Автобиография | страница 20
— Хорошо. А мама?
Ответ пришел сам собой.
— Ее звали Алаида. Она умерла.
В классе стало тихо, даже самые шумные дети замолчали и стали рассматривать меня с уважением, как будто я какой-то особенный. Из-за того что у меня умерла мама. И снова, как это уже было в детском саду в Милане, я почувствовал, что не такой, как другие дети.
Это вполне естественно, если вспомнить все потрясения первых лет моей жизни. У меня было три матери: настоящая мама, Эрсилия, моя кормилица, а теперь Лиде, тетушка. Я целиком отдавал свое сердце каждой из этих женщин, а потом мне приходилось забирать его назад. Так я научился предельной осторожности, перестал приносить свою любовь в дар и искать ответной, начал замыкаться в себе. До сих пор, дожив до глубокой старости, я испытываю ту же неловкость, что и в детстве, когда мне предлагают любовь. Я по-прежнему ищу любовь и буду искать, пока жив, но, найдя, не могу принять ее целиком или поверить в ее долговечность.
II. Первые волнения
Только рядом с Эрсилией Инноченти, моей кормилицей, я испытывал ощущение постоянства и уверенности. Я переживал его всякий раз, когда на Рождество и Пасху она приезжала проведать меня во Флоренцию, и особенно когда отправлялся на лето к ней в деревню. Она жила в деревне Борселли километрах в сорока от Флоренции. Жители Борселли, как и все тосканские крестьяне, были крайне бедны, многие уже в преклонном возрасте и с кучей болезней, заработанных за долгие годы тяжкого труда. Образ жизни тогдашней деревни, ее устои, обычаи и ритм мало изменились со времен Средневековья. Это тоже был мой дом, может, отсюда и берет начало моя сильная привязанность к давно ушедшему миру, с которым наша реальность не имеет ничего общего.
Обычно я приезжал в Борселли после окончания учебного года, в июне, и первое, что делал — подальше забрасывал башмаки. Башмаки здесь не носил никто, все ходили босиком. Обувались, идя в лес, потому что по лесу ходить можно было только в башмаках из грубой кожи. Мы вставали с зарей или еще раньше, при свете масляной лампы, а спать ложились, когда небо багровело на закате и становилось темно. Я помогал пасти свиней и овец или ходил с другими ребятишками на источник за водой. Каждый раз, поднимаясь по склону холма с наполненным медным кувшином и касаясь босыми ногами земли, я чувствовал, что становлюсь ее обладателем, что теперь она моя на веки вечные.
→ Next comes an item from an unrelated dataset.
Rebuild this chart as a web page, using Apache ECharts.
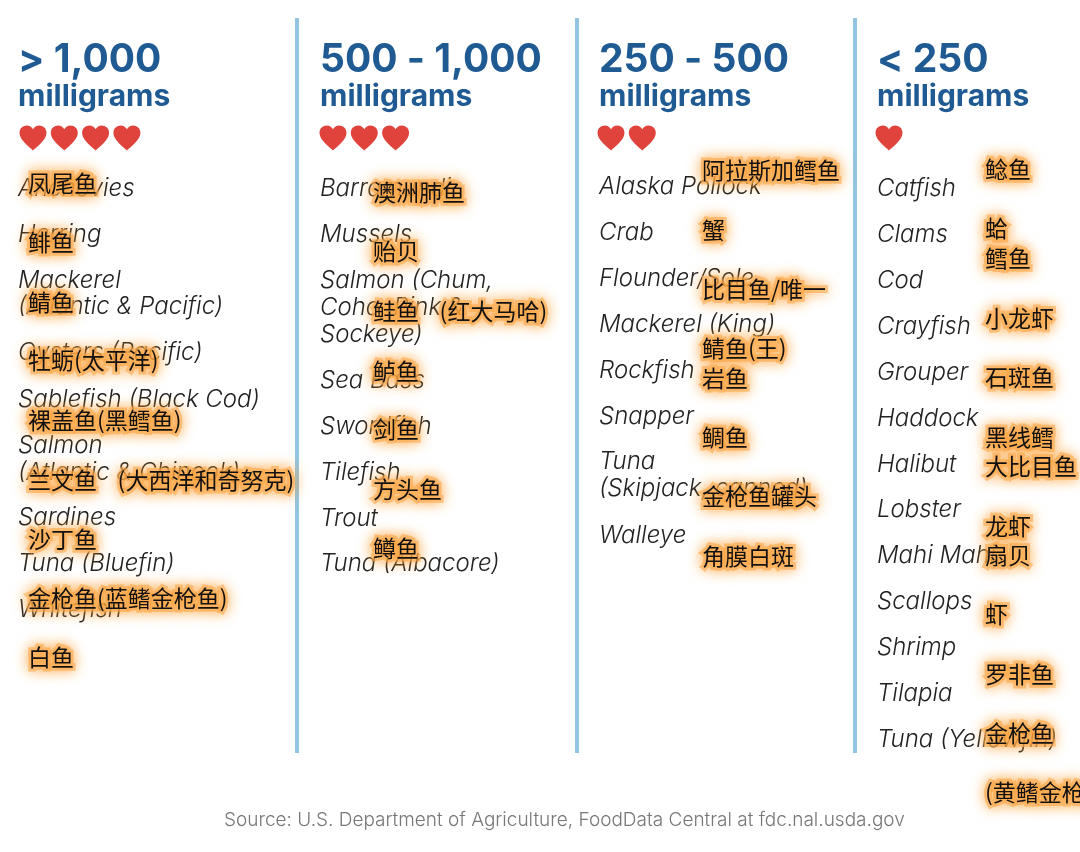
<!DOCTYPE html>
<html>
<head>
<meta charset="utf-8">
<title>Omega-3 por porción</title>
<script src="https://cdn.jsdelivr.net/npm/echarts@6/dist/echarts.min.js"></script>
<style>
  html, body { margin: 0; padding: 0; background: #fff; }
  #main { width: 1080px; height: 852px; }
</style>
</head>
<body>
<div id="main"></div>
<script>
// Encabezados
const ranges = ["> 1,000", "500 - 1,000", "250 - 500", "< 250"];
const unit = "milligrams";
const heartCounts = [4, 3, 2, 1];
const source = "Source: U.S. Department of Agriculture, FoodData Central at fdc.nal.usda.gov";

// Nombres en inglés por columna
const fishEn1 = ["Anchovies", "Herring", "Mackerel", "(Atlantic & Pacific)", "Oysters (Pacific)", "Sablefish (Black Cod)", "Salmon", "(Atlantic & Chinook)", "Sardines", "Tuna (Bluefin)", "Whitefish"];
const fishEn2 = ["Barramundi", "Mussels", "Salmon (Chum,", "Coho, Pink &", "Sockeye)", "Sea Bass", "Swordfish", "Tilefish", "Trout", "Tuna (Albacore)"];
const fishEn3 = ["Alaska Pollock", "Crab", "Flounder/Sole", "Mackerel (King)", "Rockfish", "Snapper", "Tuna", "(Skipjack, canned)", "Walleye"];
const fishEn4 = ["Catfish", "Clams", "Cod", "Crayfish", "Grouper", "Haddock", "Halibut", "Lobster", "Mahi Mahi", "Scallops", "Shrimp", "Tilapia", "Tuna (Yellowfin)"];

// Traducciones superpuestas
const fishZh1 = ["凤尾鱼", "鲱鱼", "鲭鱼", "牡蛎(太平洋)", "裸盖鱼(黑鳕鱼)", "兰文鱼    (大西洋和奇努克)", "沙丁鱼", "金枪鱼(蓝鳍金枪鱼)", "白鱼"];
const fishZh2 = ["澳洲肺鱼", "贻贝", "鲑鱼    (红大马哈)", "鲈鱼", "剑鱼", "方头鱼", "鳟鱼"];
const fishZh3 = ["阿拉斯加鳕鱼", "蟹", "比目鱼/唯一", "鲭鱼(王)", "岩鱼", "鲷鱼", "金枪鱼罐头", "角膜白斑"];
const fishZh4 = ["鲶鱼", "蛤", "鳕鱼", "小龙虾", "石斑鱼", "黑线鳕", "大比目鱼", "龙虾", "扇贝", "虾", "罗非鱼", "金枪鱼", "(黄鳍金枪鱼)"];

// Posición vertical de cada renglón
const rowsEn1 = [189, 235, 281, 307, 353, 400, 446, 473, 518, 564, 610];
const rowsEn2 = [189, 235, 281, 308, 335, 381, 427, 473, 519, 564];
const rowsEn3 = [187, 233, 279, 325, 371, 417, 462, 489, 536];
const rowsEn4 = [189, 235, 281, 327, 373, 419, 465, 510, 556, 602, 648, 694, 740];
const rowsZh1 = [183, 242, 302, 360, 420, 480, 539, 598, 657];
const rowsZh2 = [192, 251, 311, 371, 429, 489, 548];
const rowsZh3 = [170, 230, 289, 348, 378, 437, 496, 556];
const rowsZh4 = [169, 228, 258, 318, 377, 437, 466, 526, 555, 614, 674, 733, 792];

// Posición horizontal de cada columna
const columnX = [18, 320, 599, 877];
const zhX = [28, 373, 702, 985];
const heartX = [33, 333, 611, 889];
const dividerX = [297, 577, 855];

const BLUE = "#1f5a93";
const HEART = "M12 22 C10 19.5 1 13.5 1 7.2 C1 3.5 3.8 1 7 1 C9 1 11 2.2 12 4.2 C13 2.2 15 1 17 1 C20.2 1 23 3.5 23 7.2 C23 13.5 14 19.5 12 22 Z";

// Serie de textos: un punto invisible con su etiqueta
function textSeries(x, rows, labels, label, z) {
  return {
    type: "scatter",
    symbolSize: 0,
    silent: true,
    clip: false,
    z: z,
    itemStyle: { opacity: 1 },
    data: labels.map((t, i) => ({ value: [x, rows[i]], name: t })),
    label: Object.assign({ show: true, position: "right", distance: 0, formatter: "{b}" }, label),
  };
}

const enStyle = { fontFamily: "Inter", fontStyle: "italic", fontWeight: 300, fontSize: 24, color: "#222" };
const glowStyle = {
  fontFamily: "Noto Sans CJK SC", fontSize: 23, color: "#fbaa55",
  textBorderColor: "rgba(251,170,80,0.6)", textBorderWidth: 6,
  textShadowColor: "#fb9a26", textShadowBlur: 14,
};
const zhStyle = { fontFamily: "Noto Sans CJK SC", fontSize: 23, color: "#111" };

let series = [];

// Líneas divisorias
dividerX.forEach(x => {
  series.push({
    type: "line", symbol: "none", silent: true, z: 1,
    lineStyle: { color: "#94c4e2", width: 4 },
    data: [[x, 18], [x, 753]],
  });
});

// Encabezados y corazones
ranges.forEach((r, c) => {
  series.push(textSeries(columnX[c], [60], [r], { fontFamily: "Inter", fontWeight: 700, fontSize: 39, color: BLUE }, 3));
  series.push(textSeries(columnX[c], [97], [unit], { fontFamily: "Inter", fontWeight: 700, fontSize: 30, color: BLUE }, 3));
  let hearts = [];
  for (let i = 0; i < heartCounts[c]; i++) hearts.push([heartX[c] + i * 31.3, 138]);
  series.push({
    type: "scatter", silent: true, z: 3,
    symbol: "path://" + HEART, symbolSize: [27, 25],
    itemStyle: { color: "#e0433c", opacity: 1 },
    data: hearts,
  });
});

// Nombres en inglés
[[fishEn1, rowsEn1], [fishEn2, rowsEn2], [fishEn3, rowsEn3], [fishEn4, rowsEn4]].forEach((d, c) => {
  series.push(textSeries(columnX[c], d[1], d[0], enStyle, 4));
});

// Traducciones con halo naranja
[[fishZh1, rowsZh1], [fishZh2, rowsZh2], [fishZh3, rowsZh3], [fishZh4, rowsZh4]].forEach((d, c) => {
  series.push(textSeries(zhX[c], d[1], d[0], glowStyle, 5));
});
[[fishZh1, rowsZh1], [fishZh2, rowsZh2], [fishZh3, rowsZh3], [fishZh4, rowsZh4]].forEach((d, c) => {
  series.push(textSeries(zhX[c], d[1], d[0], zhStyle, 6));
});

// Fuente
series.push(textSeries(224, [820], [source], { fontFamily: "Inter", fontWeight: 300, fontSize: 19, color: "#777" }, 3));

const chart = echarts.init(document.getElementById("main"));
chart.setOption({
  animation: false,
  backgroundColor: "#fff",
  grid: { left: 0, right: 0, top: 0, bottom: 0 },
  xAxis: { type: "value", min: 0, max: 1080, show: false },
  yAxis: { type: "value", min: 0, max: 852, inverse: true, show: false },
  series: series,
});
</script>
</body>
</html>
Конечно, я не был ровней остальным крестьянам. Я был для них синьорино — молодой господин, потому еще, что мать, а позднее тетушка щедро платили Эрсилии за мое содержание. Но я всегда остро чувствовал, что мои корни глубоко уходят в тосканскую деревню. До сих пор обожаю ломоть хлеба с куском помидора и «серпиком» оливкового масла — так это называли потому, что в деревенских семьях могли позволить себе лишь полить кусок хлеба золотистой тоненькой струйкой масла и посолить-поперчить сверху. Я уплел бесчисленное множество таких ломтей, и даже сейчас при его виде во мне оживают воспоминания о тосканской деревне — о тамошних крестьянах, о детстве, о той настоящей Италии, которую я знал и которая нынче безвозвратно исчезла.